Abstract

The curves of UV (254 nm) induced pyrimidine dimers (endonuclease sensitive sites) vs. photoreactivating blacklight (365 nm) dose for cultured chick embryo fibroblasts reveal several new features. When the cells are incubated in the dark at 37° following UV (254 nm) treatment, the efficiency of subsequent photorepair increases for the first few hours post-UV. The efficiency then remains approximately constant for several hours. Photorepair data obtained during this later period were plotted as the logarithm of dimer-enzyme complexes available for photoreactivation vs. blacklight (365 nm) dose. For a fixed damaging UV (254 nm) dose, the resulting curve has a shoulder of ∼ 6–10 kJ/m 2 followed by a straight line portion with a slope of magnitude about 1.5 × 10 −4 m 2/J for UV doses up to 15 J/m 2. For higher UV doses the shoulder remains about the same, but the slope decreases in magnitude.

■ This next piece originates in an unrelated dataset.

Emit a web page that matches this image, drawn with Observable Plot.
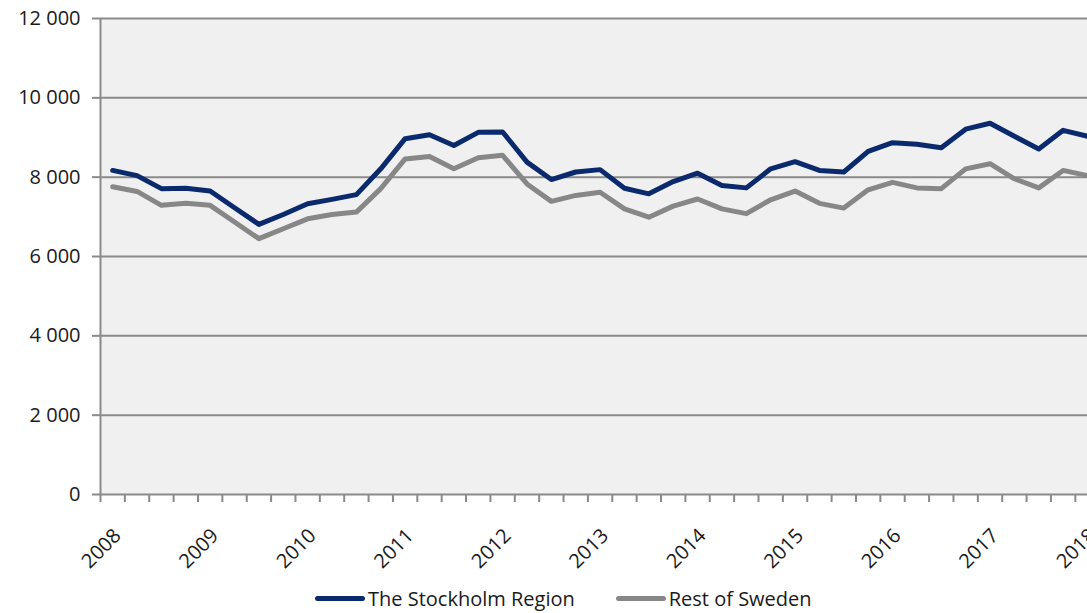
<!DOCTYPE html>
<html>
<head>
<meta charset="utf-8">
<script src="https://cdn.jsdelivr.net/npm/d3@7"></script>
<script src="https://cdn.jsdelivr.net/npm/@observablehq/plot@0.6"></script>
<style>
  html, body { margin: 0; padding: 0; background: #ffffff; }
  body { width: 1087px; height: 613px; overflow: hidden; font-family: "Open Sans", sans-serif; }
  #legend { height: 29px; display: flex; align-items: center; padding-left: 315px; font-size: 20px; color: #1a1a1a; }
  .item { display: flex; align-items: center; margin-right: 41px; }
  .sw { width: 50px; height: 5px; border-radius: 3px; margin-right: 3px; }
</style>
</head>
<body>
<div id="chart"></div>
<div id="legend"></div>
<script>
// ---- data ----
const years = [2008, 2009, 2010, 2011, 2012, 2013, 2014, 2015, 2016, 2017, 2018];
const seriesNames = ["The Stockholm Region", "Rest of Sweden"];
const stockholm = [8170, 8040, 7710, 7720, 7650, 7230, 6810, 7060, 7330, 7440, 7560, 8210,
  8970, 9070, 8800, 9130, 9140, 8380, 7940, 8130, 8190, 7720, 7580, 7890,
  8100, 7790, 7730, 8210, 8390, 8170, 8130, 8650, 8870, 8830, 8740, 9210,
  9360, 9030, 8710, 9180, 9030];
const restOfSweden = [7760, 7640, 7290, 7340, 7290, 6870, 6450, 6700, 6950, 7060, 7120, 7710,
  8460, 8520, 8210, 8490, 8550, 7830, 7390, 7540, 7620, 7200, 6990, 7270,
  7450, 7200, 7080, 7430, 7650, 7340, 7220, 7680, 7870, 7730, 7710, 8210,
  8340, 7960, 7730, 8170, 8040];
const yTicks = [0, 2000, 4000, 6000, 8000, 10000, 12000];

// quarterly periods 2008 Q1 .. 2018 Q1 (as fractional years)
const periods = stockholm.map((_, i) => years[0] + i / 4);
const colors = ["#0b2a6e", "#878787"];

const rows = [];
periods.forEach((t, i) => {
  rows.push({t, v: stockholm[i], s: seriesNames[0]});
  rows.push({t, v: restOfSweden[i], s: seriesNames[1]});
});
const xMin = periods[0] - 0.125;
const boundaries = periods.map(t => t - 0.125);
const fmt = d => d3.format(",")(d).replace(/,/g, "\u00a0");

const chart = Plot.plot({
  width: 1087,
  height: 584,
  marginLeft: 100,
  marginRight: 0,
  marginTop: 18,
  marginBottom: 90,
  style: {fontFamily: "Open Sans, sans-serif", color: "#1a1a1a", background: "#ffffff"},
  x: {type: "linear", domain: [xMin, periods[periods.length - 1]]},
  y: {domain: [0, 12000]},
  color: {domain: seriesNames, range: colors},
  marks: [
    Plot.frame({fill: "#f0f0f0", stroke: null}),
    Plot.ruleY(yTicks, {stroke: "#8a8a8a", strokeWidth: 2}),
    Plot.ruleX([xMin], {stroke: "#8a8a8a", strokeWidth: 2}),
    Plot.axisY({ticks: yTicks, tickFormat: fmt, tickSize: 8, tickPadding: 12, fontSize: 20,
      stroke: "#8a8a8a", strokeWidth: 2, fill: "#1a1a1a", label: null}),
    Plot.axisX({ticks: boundaries, tickFormat: () => "", tickSize: 8, stroke: "#8a8a8a", strokeWidth: 2, label: null}),
    Plot.axisX({ticks: years, tickFormat: d => String(d), tickSize: 0, tickPadding: 38, tickRotate: -45,
      fontSize: 20, fill: "#1a1a1a", dx: 5, label: null}),
    Plot.line(rows, {x: "t", y: "v", z: "s", stroke: "s", strokeWidth: 5, strokeLinejoin: "round", clip: true})
  ]
});
document.getElementById("chart").appendChild(chart);

const legend = document.getElementById("legend");
seriesNames.forEach((name, i) => {
  const item = document.createElement("div");
  item.className = "item";
  const sw = document.createElement("div");
  sw.className = "sw";
  sw.style.background = colors[i];
  const label = document.createElement("span");
  label.textContent = name;
  item.appendChild(sw);
  item.appendChild(label);
  legend.appendChild(item);
});
</script>
</body>
</html>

The shoulder is interpreted to indicate that a light-dependent step is necessary to activate the enzyme. The decrease in slope with increased UV dose together with some split photoreactivation dose experiments suggests that some site-to-site motion and multiple site function of the photorepair enzyme molecules may come into play at the higher levels of damage, but the evidence indicates that these complications are relatively unimportant at low UV doses.